TASK DIRECTIONS:
Leaving out every picture, retype the lines below from the top through the one that contains "label_shift = [53, 44, 47, 48, 38]".

-=-=-

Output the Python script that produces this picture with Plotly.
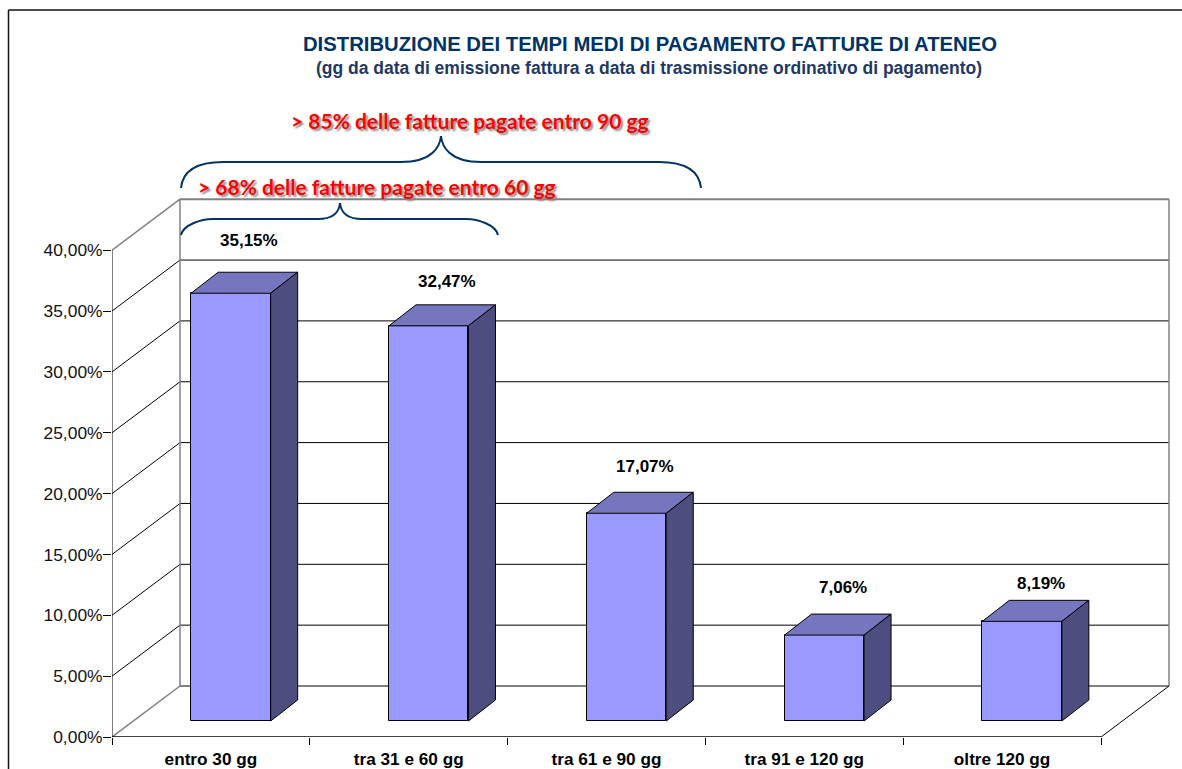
import plotly.graph_objects as go

categories = ["entro 30 gg", "tra 31 e 60 gg", "tra 61 e 90 gg", "tra 91 e 120 gg", "oltre 120 gg"]
values = [35.15, 32.47, 17.07, 7.06, 8.19]
value_labels = ["35,15%", "32,47%", "17,07%", "7,06%", "8,19%"]
y_ticks = [0, 5, 10, 15, 20, 25, 30, 35, 40]
y_tick_labels = ["0,00%", "5,00%", "10,00%", "15,00%", "20,00%", "25,00%", "30,00%", "35,00%", "40,00%"]
title_text = "DISTRIBUZIONE DEI TEMPI MEDI DI PAGAMENTO FATTURE DI ATENEO"
subtitle_text = "(gg da data di emissione fattura a data di trasmissione ordinativo di pagamento)"
note_90 = "> 85% delle fatture pagate entro 90 gg"
note_60 = "> 68% delle fatture pagate entro 60 gg"

W, H = 1182, 769
X0, Y0 = 112, 737            # pixel position of the axes origin
PX_X, PX_Y = 197.8, 12.17    # pixels per category / per percent unit


def dx(px):
    return px / PX_X


def dy(px):
    return px / PX_Y


def X(px):
    return (px - X0) / PX_X


def Y(py):
    return (Y0 - py) / PX_Y


WALL_X, WALL_Y = dx(68), dy(51)
BAR_X, BAR_Y = dx(20), dy(16)
DEPTH_X, DEPTH_Y = dx(27), dy(21)
BAR_W = dx(79.5)
centers = [i + 0.5 for i in range(5)]
label_shift = [53, 44, 47, 48, 38]

FRONT, TOP, SIDE = "#9999FF", "#7676BE", "#4D4D80"
GREY, NAVY = "#808080", "#003366"

shapes = []


def line(x0, y0, x1, y1, color="black", width=1):
    shapes.append(dict(type="line", layer="below", xref="x", yref="y", x0=x0, y0=y0, x1=x1, y1=y1,
                       line=dict(color=color, width=width)))


# Walls and gridlines
for v in y_ticks:
    edge = v in (0, 40)
    c, w = (GREY, 2) if edge else ("black", 1)
    line(WALL_X, v + WALL_Y, 5 + WALL_X, v + WALL_Y, c, w)
    line(0, v, WALL_X, v + WALL_Y, GREY if edge else "black", 1.5 if edge else 1)
line(WALL_X, WALL_Y, WALL_X, 40 + WALL_Y, GREY, 1.5)
line(5 + WALL_X, WALL_Y, 5 + WALL_X, 40 + WALL_Y, GREY, 1.5)
line(5, 0, 5 + WALL_X, WALL_Y, "black", 1)
line(0, 0, 0, 40, "black", 1)
line(0, 0, 5, 0, "black", 1.5)


def brace(pts):
    (sx, sy), (fy), (tx, ty), (ex, ey), (k1, k2) = pts
    p = (f"M {X(sx)},{Y(sy)} C {X(sx+2)},{Y(fy+6)} {X(sx+20)},{Y(fy)} {X(sx+k1)},{Y(fy)} "
         f"L {X(tx-k2)},{Y(fy)} C {X(tx-8)},{Y(fy)} {X(tx-1)},{Y(ty+10)} {X(tx)},{Y(ty)} "
         f"C {X(tx+1)},{Y(ty+10)} {X(tx+8)},{Y(fy)} {X(tx+k2)},{Y(fy)} "
         f"L {X(ex-k1)},{Y(fy)} C {X(ex-20)},{Y(fy)} {X(ex-2)},{Y(fy+6)} {X(ex)},{Y(ey)}")
    shapes.append(dict(type="path", layer="above", xref="x", yref="y", path=p,
                       line=dict(color=NAVY, width=2)))


brace(((181, 188), 162, (441, 136), (701, 188), (42, 40)))
brace(((181, 235), 219, (340, 203), (498, 235), (32, 22)))

# Figure frame
shapes.append(dict(type="line", xref="paper", yref="paper", x0=(8.5 - X0) / (W - X0), x1=1,
                   y0=(Y0 - 10) / Y0, y1=(Y0 - 10) / Y0, line=dict(color="#111111", width=1.5)))
shapes.append(dict(type="line", xref="paper", yref="paper", x0=(8.5 - X0) / (W - X0), x1=(8.5 - X0) / (W - X0),
                   y0=(Y0 - 10) / Y0, y1=(Y0 - H) / Y0, line=dict(color="#111111", width=1.5)))

fig = go.Figure()

fig.add_trace(go.Bar(
    x=[c + BAR_X for c in centers], y=values, base=BAR_Y, width=BAR_W,
    marker=dict(color=FRONT, line=dict(color="black", width=1)), showlegend=False, hoverinfo="skip"))

for c, v in zip(centers, values):
    l, r = c + BAR_X - BAR_W / 2, c + BAR_X + BAR_W / 2
    b, t = BAR_Y, BAR_Y + v
    fig.add_trace(go.Scatter(
        x=[l, r, r + DEPTH_X, l + DEPTH_X, l], y=[t, t, t + DEPTH_Y, t + DEPTH_Y, t],
        mode="lines", fill="toself", fillcolor=TOP, line=dict(color="black", width=1),
        showlegend=False, hoverinfo="skip"))
    fig.add_trace(go.Scatter(
        x=[r, r + DEPTH_X, r + DEPTH_X, r, r], y=[b, b + DEPTH_Y, t + DEPTH_Y, t, b],
        mode="lines", fill="toself", fillcolor=SIDE, line=dict(color="black", width=1),
        showlegend=False, hoverinfo="skip"))

annotations = []
for c, v, lab, s in zip(centers, values, value_labels, label_shift):
    annotations.append(dict(x=c + BAR_X + dx(18.5), y=BAR_Y + v, text=lab, showarrow=False, yshift=s,
                            xanchor="center", yanchor="middle",
                            font=dict(family="Liberation Sans", size=17, color="black", weight="bold")))

shadow = "2px 2px 2px #888888"
for text, px, py in [(note_90, 470, 120), (note_60, 377, 186)]:
    annotations.append(dict(x=X(px), y=Y(py), text=text, showarrow=False, xanchor="center", yanchor="middle",
                            font=dict(family="Lato", size=21, color="#FF0000", weight="bold", shadow=shadow)))

annotations.append(dict(x=X(649), y=Y(67.5), text=subtitle_text, showarrow=False, xanchor="center", yanchor="middle",
                        font=dict(family="Liberation Sans", size=17.5, color="#1F3864", weight="bold")))

fig.update_layout(
    width=W, height=H, paper_bgcolor="white", plot_bgcolor="white",
    margin=dict(l=X0, r=0, t=0, b=H - Y0, autoexpand=False),
    showlegend=False, bargap=0, shapes=shapes, annotations=annotations,
    title=dict(text=title_text, x=650 / W, xanchor="center", y=1 - 44 / H, yanchor="middle",
               automargin=False,
               font=dict(family="Liberation Sans", size=20.3, color=NAVY, weight="bold")),
    xaxis=dict(range=[0, (W - X0) / PX_X], showgrid=False, zeroline=False, showline=False, automargin=False,
               tickmode="array", tickvals=centers, ticktext=categories, ticks="", ticklabelstandoff=10,
               tickfont=dict(family="Liberation Sans", size=17.2, color="black", weight="bold"),
               minor=dict(tickmode="array", tickvals=[0, 1, 2, 3, 4, 5], ticks="outside", ticklen=7,
                          tickcolor="black", tickwidth=1)),
    yaxis=dict(range=[0, Y0 / PX_Y], showgrid=False, zeroline=False, showline=False, automargin=False,
               tickmode="array", tickvals=y_ticks, ticktext=y_tick_labels, ticks="outside", ticklen=8,
               ticklabelstandoff=-3, tickcolor="black", tickwidth=1,
               tickfont=dict(family="Liberation Sans", size=17.4, color="#111111")),
)

fig.write_html("out.html", config=dict(displayModeBar=False),
               post_script="document.body.style.margin='0';")
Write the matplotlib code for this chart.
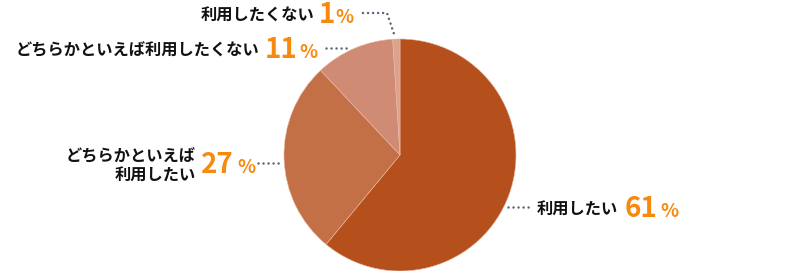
import matplotlib.pyplot as plt

plt.rcParams['font.family'] = ['Noto Sans CJK JP', 'DejaVu Sans']

# data (clockwise from 12 o'clock)
labels = ["利用したい", "どちらかといえば\n利用したい", "どちらかといえば利用したくない", "利用したくない"]
values = [61, 27, 11, 1]
colors = ["#B5501D", "#C37047", "#CF8B73", "#DDA28E"]

W, H = 800, 271
fig = plt.figure(figsize=(8, 2.71), dpi=100)
ax = fig.add_axes([0, 0, 1, 1])


def Y(y):
    # pixel row (from top) -> data y
    return H - y


ax.pie(values, colors=colors, startangle=90, counterclock=False,
       center=(400, Y(155)), radius=116,
       wedgeprops=dict(edgecolor="#E8B8A4", linewidth=0.4))
ax.set_xlim(0, W)
ax.set_ylim(0, H)
ax.set_aspect('auto')
ax.axis('off')

orange = "#F7890F"
dotc = "#5B6275"
dot_style = dict(color=dotc, linewidth=1.8, linestyle=(0, (0.01, 2.0)),
                 dash_capstyle='round')

# leader lines
ax.plot([363, 387, 395], [Y(13), Y(13), Y(37)], **dot_style)
ax.plot([326, 348], [Y(48), Y(48)], **dot_style)
ax.plot([258, 283], [Y(163), Y(163)], **dot_style)
ax.plot([508, 533], [Y(207), Y(207)], **dot_style)

lab_kw = dict(fontsize=11.7, fontweight='bold', color="#111111", va='baseline')
num_kw = dict(fontsize=20, fontweight='bold', color=orange, va='baseline')
pct_kw = dict(fontsize=13.5, fontweight='bold', color=orange, va='baseline')

# 1%
ax.text(314, Y(21), labels[3], ha='right', **lab_kw)
ax.text(319, Y(23), str(values[3]), ha='left', **num_kw)
ax.text(335, Y(23), "%", ha='left', **pct_kw)

# 11%
ax.text(259, Y(55), labels[2], ha='right', **lab_kw)
ax.text(265, Y(58), str(values[2]), ha='left', **num_kw)
ax.text(299, Y(58), "%", ha='left', **pct_kw)

# 27%
line1, line2 = labels[1].split("\n")
ax.text(196, Y(161), line1, ha='right', **lab_kw)
ax.text(196, Y(181), line2, ha='right', **lab_kw)
ax.text(201, Y(173), str(values[1]), ha='left', **num_kw)
ax.text(237, Y(173), "%", ha='left', **pct_kw)

# 61%
ax.text(537, Y(215), labels[0], ha='left', **lab_kw)
ax.text(625, Y(217), str(values[0]), ha='left', **num_kw)
ax.text(660, Y(217), "%", ha='left', **pct_kw)

fig.savefig("out.png", dpi=100)
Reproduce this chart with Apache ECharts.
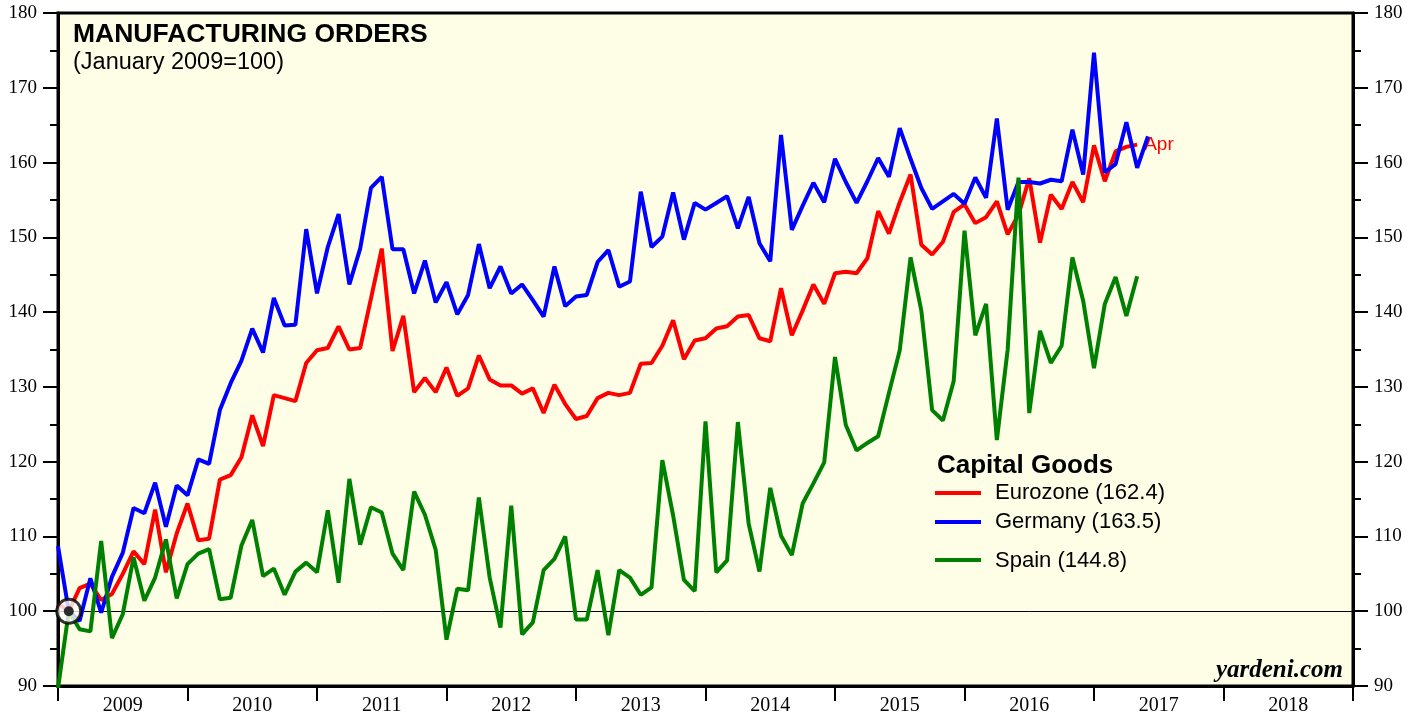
<!DOCTYPE html>
<html><head><meta charset="utf-8">
<script src="https://cdn.jsdelivr.net/npm/echarts@6/dist/echarts.min.js"></script>
<style>html,body{margin:0;padding:0;background:#fff}#c{width:1409px;height:719px}</style>
</head><body><div id="c"></div>
<script>
// Monthly index 0 = Dec 2008 (Jan 2009 = 100 at index 1), last red/green point = Apr 2017
const years = ['2009','2010','2011','2012','2013','2014','2015','2016','2017','2018'];
const seriesNames = ['Eurozone (162.4)','Germany (163.5)','Spain (144.8)'];
const eurozone = [101.0,100.0,103.1,103.7,101.5,102.3,105.0,108.0,106.3,113.6,
105.2,110.4,114.4,109.5,109.7,117.6,118.2,120.6,126.2,122.1,
128.9,128.5,128.1,133.2,134.9,135.2,138.1,135.0,135.2,141.8,
148.5,134.8,139.5,129.3,131.2,129.3,132.6,128.8,129.8,134.2,
131.0,130.2,130.2,129.1,129.8,126.5,130.3,127.7,125.7,126.1,
128.5,129.2,128.9,129.2,133.1,133.2,135.5,138.9,133.7,136.2,
136.5,137.8,138.1,139.4,139.6,136.5,136.1,143.2,136.9,140.2,
143.7,141.1,145.2,145.4,145.2,147.2,153.5,150.5,154.7,158.4,
149.0,147.7,149.4,153.4,154.4,151.9,152.7,154.8,150.4,153.0,
157.9,149.3,155.7,153.8,157.4,154.7,162.3,157.5,161.5,162.1,
162.4];
const germany = [108.7,100.0,98.7,104.4,99.8,104.6,107.8,113.8,113.1,117.2,
111.3,116.8,115.5,120.3,119.7,126.9,130.5,133.5,137.8,134.6,
141.9,138.2,138.3,151.1,142.5,148.7,153.1,143.7,148.5,156.6,
158.1,148.4,148.4,142.5,146.9,141.3,144.0,139.7,142.3,149.1,
143.2,146.1,142.5,143.7,141.6,139.4,146.1,140.8,142.1,142.3,
146.7,148.3,143.4,144.1,156.1,148.7,150.1,156.0,149.7,154.6,
153.7,154.6,155.5,151.2,155.4,149.2,146.8,163.7,151.0,154.2,
157.3,154.7,160.5,157.4,154.6,157.5,160.6,158.1,164.6,160.5,
156.6,153.8,154.8,155.8,154.5,158.0,155.3,165.9,153.7,157.4,
157.4,157.2,157.7,157.5,164.4,158.4,174.7,158.7,159.8,165.4,
159.3,163.5];
const spain = [89.7,100.0,97.6,97.3,109.4,96.4,99.6,107.2,101.4,104.5,
109.6,101.7,106.3,107.7,108.3,101.6,101.8,108.8,112.2,104.7,
105.7,102.2,105.3,106.5,105.2,113.5,103.8,117.7,108.9,113.9,
113.2,107.7,105.5,116.0,112.9,108.2,96.2,103.0,102.8,115.2,
104.5,97.8,114.1,96.9,98.5,105.5,107.0,110.0,98.9,98.9,
105.5,96.8,105.5,104.5,102.2,103.2,120.2,112.8,104.2,102.7,
125.4,105.2,106.8,125.3,111.7,105.3,116.5,110.1,107.5,114.4,
117.1,119.9,134.0,124.9,121.5,122.5,123.4,129.2,134.9,147.3,
140.2,126.9,125.5,130.8,150.9,136.9,141.1,122.9,135.0,158.0,
126.5,137.5,133.2,135.5,147.3,141.5,132.5,141.1,144.7,139.5,
144.8];
const baseMonth = [[1, 100]];

const toPts = arr => arr.map((v, i) => [i, v]);
const chart = echarts.init(document.getElementById('c'), null, {renderer: 'canvas'});
const serif = '"Liberation Serif","DejaVu Serif",serif';
const sans = '"Liberation Sans",Arial,sans-serif';
const yAxisCommon = {
  type: 'value', min: 90, max: 180, interval: 10,
  axisLine: {show: true, lineStyle: {color: '#000', width: 3}},
  axisTick: {show: true, length: 15, lineStyle: {color: '#000', width: 2}},
  minorTick: {show: true, splitNumber: 2, length: 8, lineStyle: {color: '#000', width: 2}},
  splitLine: {show: false},
  axisLabel: {fontFamily: serif, fontSize: 19, color: '#000', margin: 21}
};
const lineCommon = {type: 'line', xAxisIndex: 0, yAxisIndex: 0, showSymbol: false, symbol: 'none', animation: false};

chart.setOption({
  animation: false,
  backgroundColor: '#fff',
  grid: {left: 58, right: 56, top: 13, bottom: 33, show: true, backgroundColor: '#fefee6', borderColor: '#000', borderWidth: 3},
  xAxis: [
    {type: 'value', min: 0, max: 120, show: false},
    {type: 'category', data: years, boundaryGap: true, position: 'bottom',
     axisLine: {show: true, lineStyle: {color: '#000', width: 3}},
     axisTick: {show: true, length: 15, interval: 0, lineStyle: {color: '#000', width: 2}},
     axisLabel: {fontFamily: serif, fontSize: 20, color: '#000', margin: 10, interval: 0}}
  ],
  yAxis: [
    Object.assign({position: 'left'}, yAxisCommon),
    Object.assign({position: 'right'}, yAxisCommon)
  ],
  series: [
    Object.assign({}, lineCommon, {name: seriesNames[0], data: toPts(eurozone), z: 3,
      lineStyle: {color: '#ff0000', width: 4},
      endLabel: {show: true, formatter: 'Apr', color: '#ff0000', fontFamily: sans, fontSize: 19, distance: 7},
      markLine: {silent: true, symbol: 'none', label: {show: false}, lineStyle: {color: '#000', width: 1, type: 'solid'}, data: [{yAxis: 100}], z: 1}}),
    Object.assign({}, lineCommon, {name: seriesNames[1], data: toPts(germany), z: 4,
      lineStyle: {color: '#0000ff', width: 4}}),
    Object.assign({}, lineCommon, {name: seriesNames[2], data: toPts(spain), z: 5,
      lineStyle: {color: '#008000', width: 4}}),
    {type: 'scatter', xAxisIndex: 0, yAxisIndex: 0, data: baseMonth, symbol: 'circle', symbolSize: 24, z: 10,
     itemStyle: {color: '#fff', borderColor: '#000', borderWidth: 3}, silent: true},
    {type: 'scatter', xAxisIndex: 0, yAxisIndex: 0, data: baseMonth, symbol: 'circle', symbolSize: 10, z: 11,
     itemStyle: {color: '#000'}, silent: true}
  ],
  graphic: [
    {type: 'text', left: 73, top: 21, style: {text: 'MANUFACTURING ORDERS', font: 'bold 26.5px ' + sans, fill: '#000'}},
    {type: 'text', left: 73, top: 51, style: {text: '(January 2009=100)', font: '23.5px ' + sans, fill: '#000'}},
    {type: 'text', left: 937, top: 453, style: {text: 'Capital Goods', font: 'bold 26px ' + sans, fill: '#000'}},
    {type: 'line', shape: {x1: 935, y1: 493, x2: 981, y2: 493}, style: {stroke: '#ff0000', lineWidth: 4}},
    {type: 'line', shape: {x1: 935, y1: 522, x2: 981, y2: 522}, style: {stroke: '#0000ff', lineWidth: 4}},
    {type: 'line', shape: {x1: 935, y1: 560, x2: 981, y2: 560}, style: {stroke: '#008000', lineWidth: 4}},
    {type: 'text', left: 995, top: 482, style: {text: seriesNames[0], font: '22px ' + sans, fill: '#000'}},
    {type: 'text', left: 995, top: 511, style: {text: seriesNames[1], font: '22px ' + sans, fill: '#000'}},
    {type: 'text', left: 995, top: 550, style: {text: seriesNames[2], font: '22px ' + sans, fill: '#000'}},
    {type: 'text', right: 66, top: 658, style: {text: 'yardeni.com', font: 'italic bold 25px ' + serif, fill: '#000'}}
  ]
});
</script></body></html>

-=-=-

SOLUTION FOR THIS TASK:
Output the Python script that produces this picture with Plotly.
import plotly.graph_objects as go

categories = ["entro 30 gg", "tra 31 e 60 gg", "tra 61 e 90 gg", "tra 91 e 120 gg", "oltre 120 gg"]
values = [35.15, 32.47, 17.07, 7.06, 8.19]
value_labels = ["35,15%", "32,47%", "17,07%", "7,06%", "8,19%"]
y_ticks = [0, 5, 10, 15, 20, 25, 30, 35, 40]
y_tick_labels = ["0,00%", "5,00%", "10,00%", "15,00%", "20,00%", "25,00%", "30,00%", "35,00%", "40,00%"]
title_text = "DISTRIBUZIONE DEI TEMPI MEDI DI PAGAMENTO FATTURE DI ATENEO"
subtitle_text = "(gg da data di emissione fattura a data di trasmissione ordinativo di pagamento)"
note_90 = "> 85% delle fatture pagate entro 90 gg"
note_60 = "> 68% delle fatture pagate entro 60 gg"

W, H = 1182, 769
X0, Y0 = 112, 737            # pixel position of the axes origin
PX_X, PX_Y = 197.8, 12.17    # pixels per category / per percent unit


def dx(px):
    return px / PX_X


def dy(px):
    return px / PX_Y


def X(px):
    return (px - X0) / PX_X


def Y(py):
    return (Y0 - py) / PX_Y


WALL_X, WALL_Y = dx(68), dy(51)
BAR_X, BAR_Y = dx(20), dy(16)
DEPTH_X, DEPTH_Y = dx(27), dy(21)
BAR_W = dx(79.5)
centers = [i + 0.5 for i in range(5)]
label_shift = [53, 44, 47, 48, 38]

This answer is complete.